Algérie : le disque colonial est rayé

7 Fév 2025

Depuis plusieurs mois, un discours monte en puissance sur les plateaux des chaînes d’information, celui des vieilles antiennes de l’extrême droite qui ravivent la nostalgie coloniale et enflamment le racisme.

Alors que nous avons célébré en 2022 les soixante ans de l’indépendance de l’Algérie dans des initiatives bilatérales consensuelles, le révisionnisme refait surface. L’histoire coloniale serait ainsi non seulement « complexe » mais il faudrait cesser de ne voir que le côté négatif. Marine Le Pen, on s’en doutait, allant même jusqu’à nier la dimension criminelle de l’entreprise coloniale pour saluer les aspects positifs de 130 ans d’occupation de l’autre côté de la Méditerranée. 

L’affaire des influenceurs algériens, dont les propos haineux sont parfaitement condamnables, n’est que la mèche pour enflammer les relations franco-algériennes. Accords de 1968 (régissant entre autres l’obtention de visas pour les ressortissants algériens), laissez-passer consulaires, affaire de la Grande Mosquée de Paris : derrière toutes ces polémiques alimentées par les partisans macronistes se dévoile une dangereuse pente populiste.

Les Algériens seraient fondamentalement (culturellement) hostiles à la France et constitueraient une colonne d’un projet de déstabilisation. Voilà une théorie totalement complotiste empruntée à un imaginaire islamophobe et raciste. Il faudrait tordre le bras à Alger par des sanctions économiques comme le fait Donald Trump vis-à-vis de tous ses interlocuteurs. Sarah Knafo et Reconquête ! organisent même une conférence pour mettre de « l’ordre » dans les relations euro-méditerranéennes. Comprenez ici que les anciennes colonies doivent être réduites à leur rôle de destination touristique et à être un hot spot pour filtrer les migrants du Sud. 

La progression constante de l’extrême droite explique cette résurgence du sentiment anti-algérien, aidé en cela par une partie de la droite qui n’a pas, elle aussi, digéré l’indépendance algérienne. 
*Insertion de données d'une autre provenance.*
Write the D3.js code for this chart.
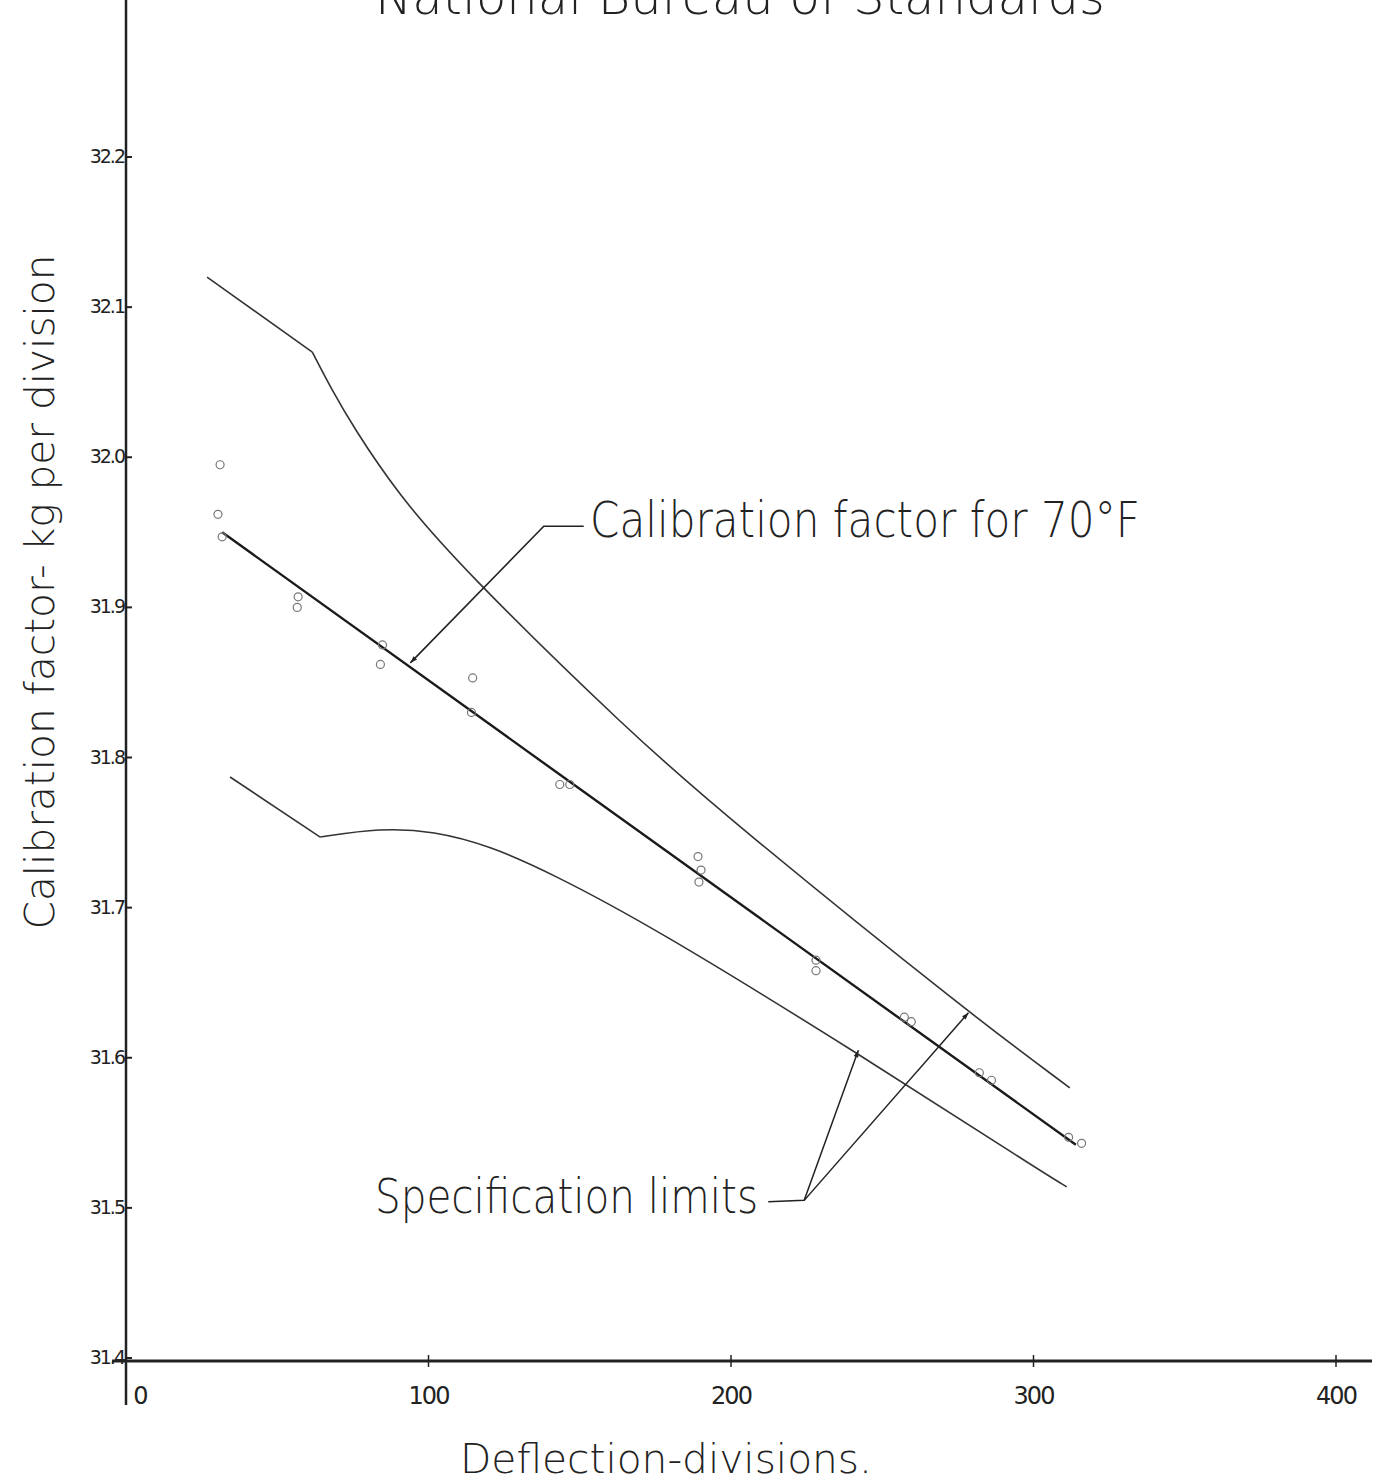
<!DOCTYPE html>
<html>
<head>
<meta charset="utf-8">
<script src="https://cdn.jsdelivr.net/npm/d3@7"></script>
<style>
  body { margin: 0; background: #fff; }
  text { font-family: "DejaVu Sans", sans-serif; fill: #222; }
</style>
</head>
<body>
<div id="chart"></div>
<script>

// calibration factor (kg per division) vs deflection (divisions)
var xTicks = [0, 100, 200, 300, 400];
var yTicks = [31.4, 31.5, 31.6, 31.7, 31.8, 31.9, 32.0, 32.1, 32.2];

var centerLine = [[31.8, 31.950], [314, 31.542]];

// first two points are joined by a straight segment, the rest is a smooth curve
var upperLimit = [[26.8, 32.120], [61.6, 32.070], [68.0, 32.045], [75.2, 32.020], [89.7, 31.976],
                  [110.6, 31.927], [166.9, 31.816], [200, 31.758],
                  [278.5, 31.630], [312, 31.580]];

var lowerLimit = [[34.4, 31.787], [64.2, 31.747], [84.1, 31.753], [101.7, 31.751],
                  [120.5, 31.741], [140.4, 31.723], [173.5, 31.688], [242, 31.603],
                  [302, 31.525], [311, 31.514]];

var points = [[31.1, 31.995], [30.4, 31.962], [31.8, 31.947],
              [56.9, 31.907], [56.6, 31.900],
              [84.8, 31.875], [84.1, 31.862],
              [114.6, 31.853], [114.2, 31.830],
              [143.4, 31.782], [146.7, 31.782],
              [189.1, 31.734], [189.4, 31.717], [190.1, 31.725],
              [228.1, 31.665], [228.1, 31.658],
              [257.3, 31.627], [259.6, 31.624],
              [282.1, 31.590], [286.1, 31.585],
              [311.6, 31.547], [315.9, 31.543]];

// leader lines (data units)
var calLeader = [[151.3, 31.954], [138.1, 31.954], [94.0, 31.863]];
var specLeaderA = [[212.3, 31.504], [224.2, 31.505], [242.1, 31.605]];
var specLeaderB = [[224.2, 31.505], [278.5, 31.630]];

var width = 1378, height = 1484;

var svg = d3.select("#chart").append("svg")
    .attr("width", width)
    .attr("height", height);

var x = d3.scaleLinear().domain([0, 400]).range([126, 1336]);
var y = d3.scaleLinear().domain([31.4, 32.2]).range([1358, 157]);

var line = d3.line().x(function (d) { return x(d[0]); }).y(function (d) { return y(d[1]); });
var curve = d3.line().curve(d3.curveBasis)
    .x(function (d) { return x(d[0]); }).y(function (d) { return y(d[1]); });

// arrow head
svg.append("defs").append("marker")
    .attr("id", "arrow")
    .attr("viewBox", "0 0 10 10")
    .attr("refX", 10).attr("refY", 5)
    .attr("markerWidth", 15).attr("markerHeight", 7)
    .attr("markerUnits", "userSpaceOnUse")
    .attr("orient", "auto")
    .append("path")
    .attr("d", "M0,1.5 L10,5 L0,8.5 Z")
    .attr("fill", "#222");

// title (cut at top edge, as in the scan)
svg.append("text")
    .attr("x", 740).attr("y", 14)
    .attr("text-anchor", "middle")
    .attr("font-size", 50)
    .attr("font-weight", 200)
    .attr("textLength", 730)
    .attr("lengthAdjust", "spacingAndGlyphs")
    .text("National Bureau of Standards");

// axes
svg.append("line")
    .attr("x1", x(0)).attr("x2", x(0))
    .attr("y1", 0).attr("y2", 1405)
    .attr("stroke", "#222").attr("stroke-width", 2.5);
svg.append("line")
    .attr("x1", 112).attr("x2", 1372)
    .attr("y1", 1361).attr("y2", 1361)
    .attr("stroke", "#222").attr("stroke-width", 2.8);

// y ticks
svg.selectAll(".ytick").data(yTicks).enter().append("line")
    .attr("x1", x(0)).attr("x2", x(0) + 6)
    .attr("y1", function (d) { return y(d); })
    .attr("y2", function (d) { return y(d); })
    .attr("stroke", "#222").attr("stroke-width", 2);
svg.selectAll(".ylab").data(yTicks).enter().append("text")
    .attr("x", x(0) - 2)
    .attr("y", function (d) { return y(d) + 6; })
    .attr("text-anchor", "end")
    .attr("font-size", 19)
    .attr("letter-spacing", -2)
    .text(function (d) { return d.toFixed(1); });

// x ticks
svg.selectAll(".xtick").data(xTicks.slice(1)).enter().append("line")
    .attr("x1", function (d) { return x(d); })
    .attr("x2", function (d) { return x(d); })
    .attr("y1", 1355).attr("y2", 1367)
    .attr("stroke", "#222").attr("stroke-width", 1.5);
svg.selectAll(".xlab").data(xTicks).enter().append("text")
    .attr("x", function (d) { return d === 0 ? x(d) + 14 : x(d); })
    .attr("y", 1404)
    .attr("text-anchor", "middle")
    .attr("font-size", 24)
    .attr("letter-spacing", -2)
    .text(function (d) { return d; });

// axis titles
svg.append("text")
    .attr("transform", "translate(54,592) rotate(-90)")
    .attr("text-anchor", "middle")
    .attr("font-size", 40)
    .attr("font-weight", 200)
    .attr("textLength", 675)
    .attr("lengthAdjust", "spacingAndGlyphs")
    .text("Calibration factor- kg per division");

svg.append("text")
    .attr("x", 666).attr("y", 1473)
    .attr("text-anchor", "middle")
    .attr("font-size", 41)
    .attr("font-weight", 200)
    .attr("textLength", 412)
    .attr("lengthAdjust", "spacingAndGlyphs")
    .text("Deflection-divisions.");

// limit curves: straight first segment, smooth remainder
[upperLimit, lowerLimit].forEach(function (lim) {
    svg.append("path").datum(lim.slice(0, 2))
        .attr("d", line).attr("fill", "none")
        .attr("stroke", "#333").attr("stroke-width", 1.6);
    svg.append("path").datum(lim.slice(1))
        .attr("d", curve).attr("fill", "none")
        .attr("stroke", "#333").attr("stroke-width", 1.6);
});

// calibration line
svg.append("path").datum(centerLine)
    .attr("d", line).attr("fill", "none")
    .attr("stroke", "#1a1a1a").attr("stroke-width", 2.4);

// observed points
svg.selectAll(".pt").data(points).enter().append("circle")
    .attr("cx", function (d) { return x(d[0]); })
    .attr("cy", function (d) { return y(d[1]); })
    .attr("r", 4)
    .attr("fill", "none")
    .attr("stroke", "#777").attr("stroke-width", 1.2);

// annotations
svg.append("path").datum(calLeader)
    .attr("d", line).attr("fill", "none")
    .attr("stroke", "#222").attr("stroke-width", 1.6)
    .attr("marker-end", "url(#arrow)");
svg.append("text")
    .attr("x", 590).attr("y", 537)
    .attr("font-size", 50)
    .attr("font-weight", 200)
    .attr("textLength", 550)
    .attr("lengthAdjust", "spacingAndGlyphs")
    .text("Calibration factor for 70\u00B0F");

svg.append("path").datum(specLeaderA)
    .attr("d", line).attr("fill", "none")
    .attr("stroke", "#222").attr("stroke-width", 1.5)
    .attr("marker-end", "url(#arrow)");
svg.append("path").datum(specLeaderB)
    .attr("d", line).attr("fill", "none")
    .attr("stroke", "#222").attr("stroke-width", 1.5)
    .attr("marker-end", "url(#arrow)");
svg.append("text")
    .attr("x", 375).attr("y", 1213)
    .attr("font-size", 48)
    .attr("font-weight", 200)
    .attr("textLength", 383)
    .attr("lengthAdjust", "spacingAndGlyphs")
    .text("Specification limits");

</script>
</body>
</html>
Depuis la loi de février 2005, à laquelle la Droite dite populaire (dont beaucoup de ses membres ont depuis rejoint le RN) avait tenté de réhabiliter dans les programmes scolaires les « aspects positifs » de la colonisation, le discours révisionniste ne cesse de progresser sur l’histoire coloniale…à rebours des faits et de nombreuses reconnaissances officielles, certes minimes, sur le caractère criminel de la colonisation.  

Qu’on en juge : rien que sur la conquête coloniale (de 1830 à 1847), les historiens algériens et français, et bien d’autres, ont documenté les massacres de masse. Plus d’un million d’Algériens à cette période, les institutions locales dévastées. La suite, faite de spoliations et d’un régime juridique raciste basé sur l’appartenance ethnique et religieuse, n’était pas plus glorieuse sans compter la répression féroce lors de la guerre d’indépendance.

Colonie emblématique par son caractère de peuplement, l’Algérie a un lien intime pour près de 10% de la population française (immigration, rapatriés, soldats du contingent).  

Au-delà de l’Algérie française, le système colonial français avait des différences selon les zones administrées mais portait une violence systémique qui a laissé des traces. 

Le récent rapport sur la colonisation au Cameroun fait état de « violences extrêmes » qui s’étend à d’autres anciennes colonies. Ce caractère colonial se déploie encore aujourd’hui dans les relations de la métropole avec les outre-mer dont les situations explosives à Mayotte et en Nouvelle-Calédonie-Kanaky en sont les expressions les plus puissantes.

Faut-il dès lors jeter par-dessus bord tout ce travail historique, cette nécessaire refondation des relations entre la France et ses anciennes colonies pour régler des débats politiques français ?

C’est en effet de cela dont il s’agit. Cette réécriture de l’histoire, cette réactivation des préjugés coloniaux et racistes a tout à voir avec la prégnance de l’extrême droite dans le débat public. Il faut la combattre et non pas dresser des portraits élogieux du fondateur du Front National Jean-Marie Le Pen, le tortionnaire d’Algériens, multirécidiviste de la haine et multi condamné.  

Dans un espace international où l’agressivité tient lieu de pratique commune, faut-il voir dans ces discours une préparation des esprits à la guerre contre l’Algérie ? Faut-il y voir une future politique d’exclusion en France selon l’origine des citoyens ? 

Sortons d’un disque colonial rayé et réglons les problèmes de la société française sans chercher des causes externes. La France a une voix qui porte quand elle défend le droit international et le dialogue. L’Algérie comme d’autres Etats du Sud global n’attend plus, soyons coopératifs et responsables.